Resisting the temptation to deliver and report too much, we need to be careful to both understand and include the KPIs that our audience really cares about and that help measure the business.
Anything related to revenue, cost and profitability perhaps being the top corporate list.
From a customer relationship point of view, I still advocate the Net Promoter Score as a key KPI that is comparable across different industries.
Once we have all these, we report them and report them until the end of time.
Commentary
As with sub-heads in a newspaper story, people tend to read at a scanning level, picking off the little factoids and nuggets of information as they go.
Getting captions and commentary spot on is thus critical in winning an audience and getting your message across. But all too often we leave the commentary to the data analysts, who are a real whizz with the numbers and data tools but whose talent is too often not in the commercially, action focused world of our audience or creative writing.
Captions and commentary need to be perfectly crafted like great copy or ad headlines, hitting their mark with memorable sound bites that tell our story and shout out the issues, opportunities and successes.
Time to get wordsmiths or copywriters involved.
Real-Time and Interactive
Yesterday’s numbers are too late in fast moving verticals like on/offline retail, data needs to be here and now. This means real-time.
There are a few technical issues here and these are not always easy, but work at it.
Real time reporting is amazingly addictive with marketing directors constantly refreshing and re-clicking to look for the most minuscule change in results.
As with any addition once they are hooked, they always want more. It is human nature to want to touch and change things.
Given that everything is now delivered on a screen, there is no excuse for not making our data interactive. People want to zoom in, drill down, change variable and ask ‘what if.’
The more accessibly interactive and customizable we can make thinks the greater the value and insight there is for the user, and there is a lot of software around to help with this.
Tell the Story
From birth we are hardwired to listen to and learn from stories and even as grown-ups we still love them.
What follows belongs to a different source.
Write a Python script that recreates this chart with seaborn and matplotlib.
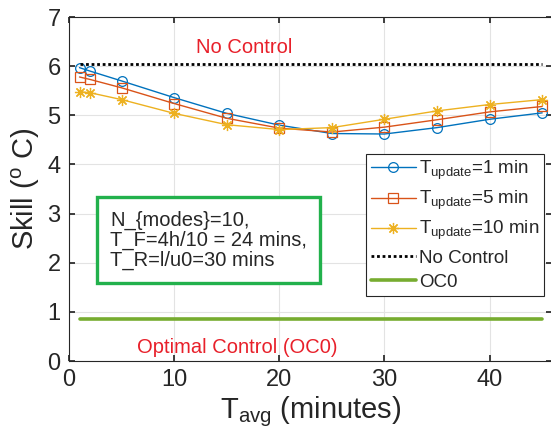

Every chart, every graph should tell a story, supporting facts with emotions and human interest that inspires and creates lasting memories.
A very old and tragically beautiful example of data telling a story is Minard’s map of Napoleon's 1812 Russian Campaign, depicting his army’s losses as they marched on Moscow and further decimation as they struggled home.
Add to that a compelling voiceover and you will have your audience eating out of your hand.
Data’s master storyteller has to be Hans Rosling who is certainly worth a few idle minutes watching some of his amazing videos.
Moving Forward
Much of the success of data is about taking the vastness and complexity and presenting it in ways that people naturally understand, are attracted to and can adsorb.
But ultimately sexiness comes down to what you can do with data and how you can make it work for you.
The future and potential game changer for our industry is the marketing cloud.
The big beasts of marketing automation that can suck in huge volumes of customer and market data, make sense of it all and then serve up real time unique and custom messaging at the right time and across the right channel, driving business and making the customer feel special.
Getting it right for every customer, every message every time, now that’s sexy.